The request: Copy, in full, each line of the material that holds the word "document".

Source material:
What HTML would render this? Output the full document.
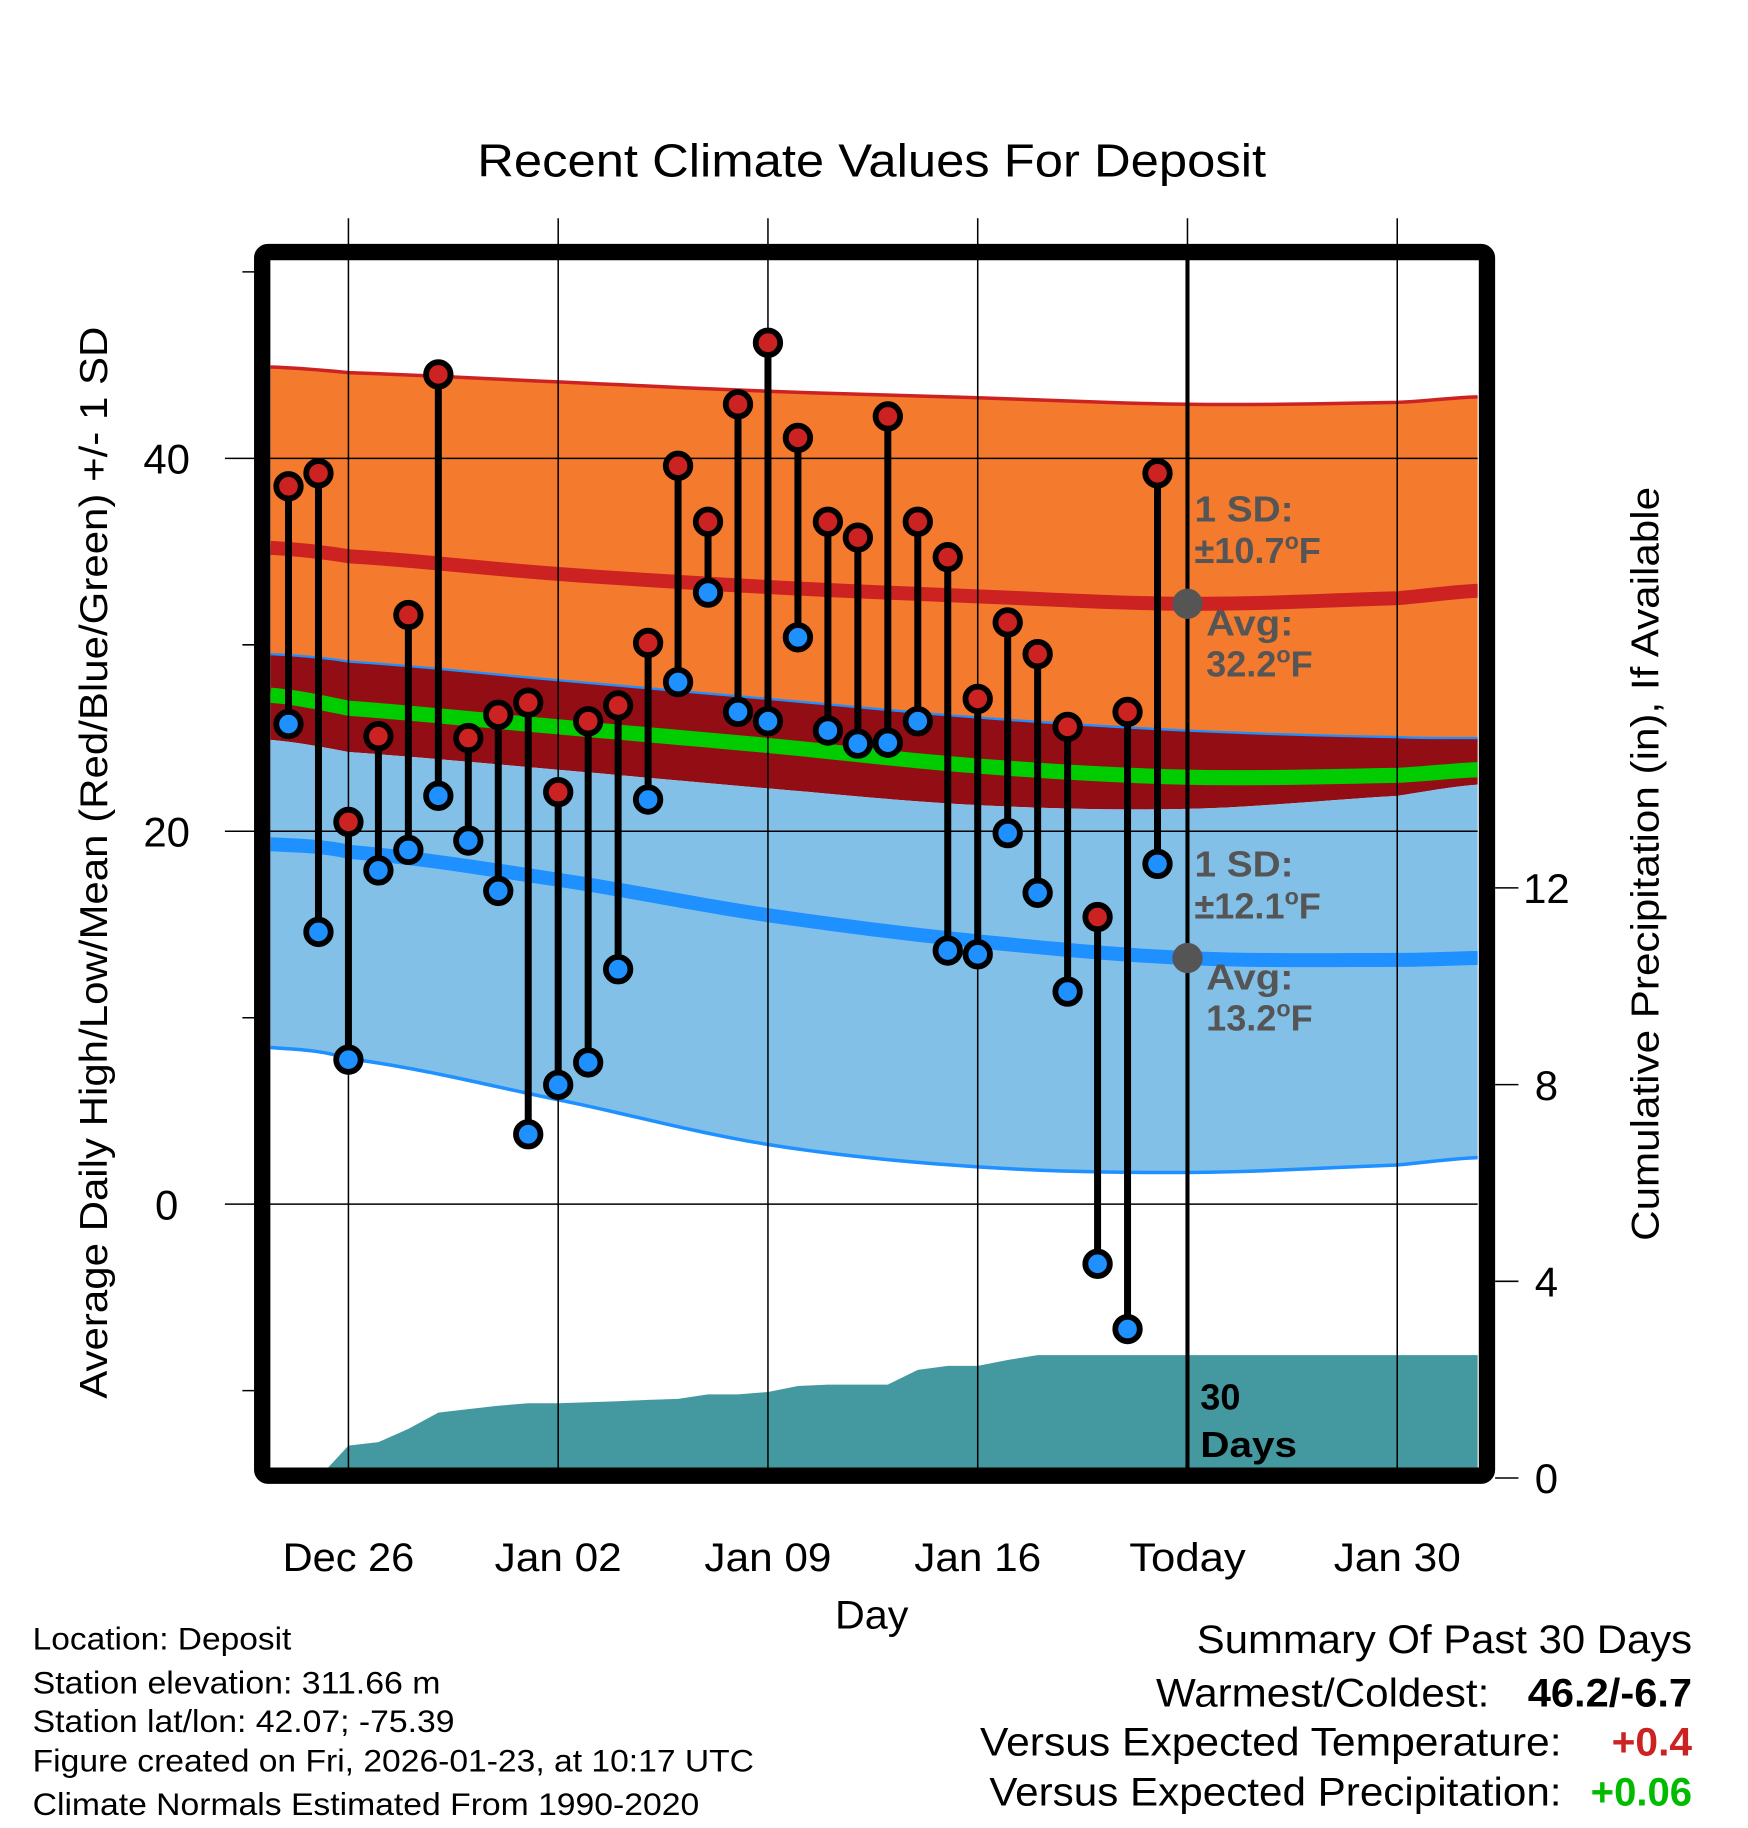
<!DOCTYPE html>
<html><head><meta charset="utf-8"><style>
html,body{margin:0;padding:0;background:#fff}
svg{display:block;font-family:"Liberation Sans",sans-serif}
</style></head><body>
<svg id="chart" width="1748" height="1828" viewBox="0 0 1500 1568" xmlns="http://www.w3.org/2000/svg">
<defs><clipPath id="pc"><rect x="232" y="222" width="1036" height="1037"/></clipPath></defs>
<rect width="1500" height="1568" fill="#fff"/>
<text x="748" y="151" font-size="40" text-anchor="middle" textLength="677" lengthAdjust="spacingAndGlyphs">Recent Climate Values For Deposit</text>
<g id="bands" clip-path="url(#pc)"></g>
<g id="grid"></g>
<g id="marks" clip-path="url(#pc)"></g>
<g id="annot" font-weight="bold" font-size="31" fill="#555">
<text x="1025" y="447" textLength="85" lengthAdjust="spacingAndGlyphs">1 SD:</text>
<text x="1025" y="483">±10.7<tspan font-size="20" dy="-12">o</tspan><tspan dy="12">F</tspan></text>
<text x="1035" y="545" textLength="75" lengthAdjust="spacingAndGlyphs">Avg:</text>
<text x="1035" y="580">32.2<tspan font-size="20" dy="-12">o</tspan><tspan dy="12">F</tspan></text>
<text x="1025" y="752" textLength="85" lengthAdjust="spacingAndGlyphs">1 SD:</text>
<text x="1025" y="788">±12.1<tspan font-size="20" dy="-12">o</tspan><tspan dy="12">F</tspan></text>
<text x="1035" y="849" textLength="75" lengthAdjust="spacingAndGlyphs">Avg:</text>
<text x="1035" y="884">13.2<tspan font-size="20" dy="-12">o</tspan><tspan dy="12">F</tspan></text>
<text x="1030" y="1209" fill="#000">30</text>
<text x="1030" y="1250" fill="#000" textLength="83" lengthAdjust="spacingAndGlyphs">Days</text>
</g>
<rect x="225" y="216" width="1051" height="1050" rx="5" fill="none" stroke="#000" stroke-width="14"/>
<g id="axes" font-size="36"></g>
<text x="748" y="1397" font-size="34" text-anchor="middle" textLength="63" lengthAdjust="spacingAndGlyphs">Day</text>
<text transform="translate(92,740) rotate(-90)" font-size="33" text-anchor="middle" textLength="920" lengthAdjust="spacingAndGlyphs">Average Daily High/Low/Mean (Red/Blue/Green) +/- 1 SD</text>
<text transform="translate(1423,741) rotate(-90)" font-size="33" text-anchor="middle" textLength="647" lengthAdjust="spacingAndGlyphs">Cumulative Precipitation (in), If Available</text>
<g font-size="27">
<text x="28" y="1415" textLength="222" lengthAdjust="spacingAndGlyphs">Location: Deposit</text>
<text x="28" y="1453" textLength="350" lengthAdjust="spacingAndGlyphs">Station elevation: 311.66 m</text>
<text x="28" y="1486" textLength="362" lengthAdjust="spacingAndGlyphs">Station lat/lon: 42.07; -75.39</text>
<text x="28" y="1520" textLength="619" lengthAdjust="spacingAndGlyphs">Figure created on Fri, 2026-01-23, at 10:17 UTC</text>
<text x="28" y="1557" textLength="572" lengthAdjust="spacingAndGlyphs">Climate Normals Estimated From 1990-2020</text>
</g>
<g font-size="34">
<text x="1027" y="1418" textLength="425" lengthAdjust="spacingAndGlyphs">Summary Of Past 30 Days</text>
<text x="992" y="1464" textLength="286" lengthAdjust="spacingAndGlyphs">Warmest/Coldest:</text>
<text x="1311" y="1464" font-weight="bold" textLength="141" lengthAdjust="spacingAndGlyphs">46.2/-6.7</text>
<text x="841" y="1506" textLength="499" lengthAdjust="spacingAndGlyphs">Versus Expected Temperature:</text>
<text x="1383" y="1506" font-weight="bold" fill="#CC2222" textLength="69" lengthAdjust="spacingAndGlyphs">+0.4</text>
<text x="849" y="1549" textLength="491" lengthAdjust="spacingAndGlyphs">Versus Expected Precipitation:</text>
<text x="1365" y="1549" font-weight="bold" fill="#00BB00" textLength="87" lengthAdjust="spacingAndGlyphs">+0.06</text>
</g>
</svg>
<script>
// Observed data (day offset from Dec 26)
const obsDays = [-2,-1,0,1,2,3,4,5,6,7,8,9,10,11,12,13,14,15,16,17,18,19,20,21,22,23,24,25,26,27];
const highs = [38.5,39.2,20.5,25.1,31.6,44.5,25.0,26.25,26.9,22.1,25.9,26.75,30.1,39.6,36.6,42.9,46.2,41.1,36.6,35.75,42.25,36.6,34.7,27.1,31.2,29.5,25.6,15.4,26.4,39.2];
const lows = [25.75,14.6,7.75,17.9,19.0,21.9,19.5,16.8,3.75,6.4,7.6,12.6,21.7,28.0,32.8,26.4,25.9,30.4,25.4,24.7,24.75,25.9,13.6,13.4,19.9,16.7,11.4,-3.2,-6.7,18.25];
const precip = [0,0,0.66,0.73,1.0,1.33,1.4,1.47,1.52,1.52,1.54,1.56,1.59,1.61,1.7,1.7,1.75,1.87,1.9,1.9,1.9,2.2,2.28,2.28,2.4,2.5,2.5,2.5,2.5,2.5];
// Normals
const normDays = [-2.6,0,7,14,21,28,35,37.7];
const hiPlus = [44.9,44.6,44.1,43.6,43.25,42.9,43.0,43.3];
const hiAvg = [35.2,34.75,33.8,33.1,32.6,32.2,32.5,32.9];
const hiMinus = [29.5,29.1,28.1,27.1,26.1,25.4,25.05,25.0];
const meanT = [27.3,26.6,25.6,24.6,23.5,22.9,23.0,23.3];
const loPlus = [24.9,24.25,23.3,22.3,21.4,21.2,21.9,22.5];
const loAvg = [19.3,18.9,17.4,15.5,14.1,13.2,13.1,13.2];
const loMinus = [8.4,7.8,5.6,3.2,2.0,1.7,2.1,2.5];
const xTickDays = [0,7,14,21,28,35];
const xTickLabels = ["Dec 26","Jan 02","Jan 09","Jan 16","Today","Jan 30"];
const yTicks = [40,20,0];
const yMinor = [50,30,10,-10];
const y2Ticks = [0,4,8,12];
const todayDay = 28;
const todayHighAvg = 32.2, todayLowAvg = 13.2;

const X = d => 299 + d*180/7;
const Y = t => 1033 - t*16;
const Y2 = p => 1268 - p*42.2;
const NS = "http://www.w3.org/2000/svg";
function mk(tag, attrs, parent){const e=document.createElementNS(NS,tag);for(const k in attrs)e.setAttribute(k,attrs[k]);parent.appendChild(e);return e;}
const bands=document.getElementById('bands'), grid=document.getElementById('grid'), marks=document.getElementById('marks'), axes=document.getElementById('axes');
// smooth sampled curve (Catmull-Rom through normals)
function sample(arr){
  const out=[];
  const n=normDays.length;
  for(let i=0;i<n-1;i++){
    const p0=arr[Math.max(i-1,0)],p1=arr[i],p2=arr[i+1],p3=arr[Math.min(i+2,n-1)];
    const d1=normDays[i],d2=normDays[i+1];
    for(let s=0;s<10;s++){
      const t=s/10;
      const v=0.5*((2*p1)+(-p0+p2)*t+(2*p0-5*p1+4*p2-p3)*t*t+(-p0+3*p1-3*p2+p3)*t*t*t);
      out.push(X(d1+(d2-d1)*t)+','+Y(v));
    }
  }
  out.push(X(normDays[n-1])+','+Y(arr[n-1]));
  return out;
}
function band(top,bot,fill,name){
  const pts=sample(top).concat(sample(bot).reverse());
  const p=mk('polygon',{points:pts.join(' '),fill:fill},bands);
  
  
}
function curve(arr,color,w,name){
  const p=mk('polyline',{points:sample(arr).join(' '),fill:'none',stroke:color,'stroke-width':w},bands);
  
  
}
band(hiPlus,hiMinus,'#F47A2E','high-sd-band');
band(hiMinus,loPlus,'#930E14','mid-band');
band(loPlus,loMinus,'#82C0E8','low-sd-band');
curve(hiPlus,'#CC2222',3,'high-plus-sd-line');
curve(hiMinus,'#1E90FF',2,'high-minus-sd-line');
curve(loMinus,'#1E90FF',3,'low-minus-sd-line');
curve(hiAvg,'#CC2222',12,'avg-high-line');
curve(meanT,'#00CC00',13,'mean-line');
curve(loAvg,'#1E90FF',12,'avg-low-line');
// precipitation area
let pp=[X(obsDays[0])+','+Y2(0)];
obsDays.forEach((d,i)=>pp.push(X(d)+','+Y2(precip[i])));
pp.push(X(37.7)+','+Y2(precip[precip.length-1]));
pp.push(X(37.7)+','+Y2(0));
const pa=mk('polygon',{points:pp.join(' '),fill:'#4499A0'},bands);


// grid
const tickLens=[113,109,109,109,100,109];
xTickDays.forEach((d,i)=>{
  const g=mk('line',{x1:X(d),x2:X(d),y1:187,y2:1259,stroke:'#000','stroke-width':1.3},grid);
  
  
  const t=mk('text',{x:X(d),y:1348,'text-anchor':'middle','font-size':34,textLength:tickLens[i],lengthAdjust:'spacingAndGlyphs'},axes);
  t.textContent=xTickLabels[i];
  
  
});
yTicks.forEach(v=>{
  const g=mk('line',{x1:193,x2:1268,y1:Y(v),y2:Y(v),stroke:'#000','stroke-width':1.3},grid);
  
  
  const t=mk('text',{x:143,y:Y(v)+13,'text-anchor':'middle'},axes);
  t.textContent=v;
  
  
});
yMinor.forEach(v=>{
  const g=mk('line',{x1:208,x2:222,y1:Y(v),y2:Y(v),stroke:'#000','stroke-width':1.3},grid);
  
  
});
y2Ticks.forEach(v=>{
  const g=mk('line',{x1:1283,x2:1303,y1:Y2(v),y2:Y2(v),stroke:'#000','stroke-width':1.3},axes);
  
  
  const t=mk('text',{x:1327,y:Y2(v)+13,'text-anchor':'middle'},axes);
  t.textContent=v;
  
  
});
// today line
const tl=mk('line',{x1:X(todayDay),x2:X(todayDay),y1:222,y2:1259,stroke:'#000','stroke-width':3.5},marks);


[todayHighAvg,todayLowAvg].forEach(v=>{
  const c=mk('circle',{cx:X(todayDay),cy:Y(v),r:13,fill:'#555'},marks);
  
  
});
// stems
obsDays.forEach((d,i)=>{
  const s=mk('line',{x1:X(d),x2:X(d),y1:Y(highs[i]),y2:Y(lows[i]),stroke:'#000','stroke-width':6},marks);
  
  
  const h=mk('circle',{cx:X(d),cy:Y(highs[i]),r:10.5,fill:'#CC2222',stroke:'#000','stroke-width':5},marks);
  
  
  const l=mk('circle',{cx:X(d),cy:Y(lows[i]),r:10.5,fill:'#1E90FF',stroke:'#000','stroke-width':5},marks);
  
  
});
</script>
</body></html>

Exercise output:
What HTML would render this? Output the full document.
function mk(tag, attrs, parent){const e=document.createElementNS(NS,tag);for(const k in attrs)e.setAttribute(k,attrs[k]);parent.appendChild(e);return e;}
const bands=document.getElementById('bands'), grid=document.getElementById('grid'), marks=document.getElementById('marks'), axes=document.getElementById('axes');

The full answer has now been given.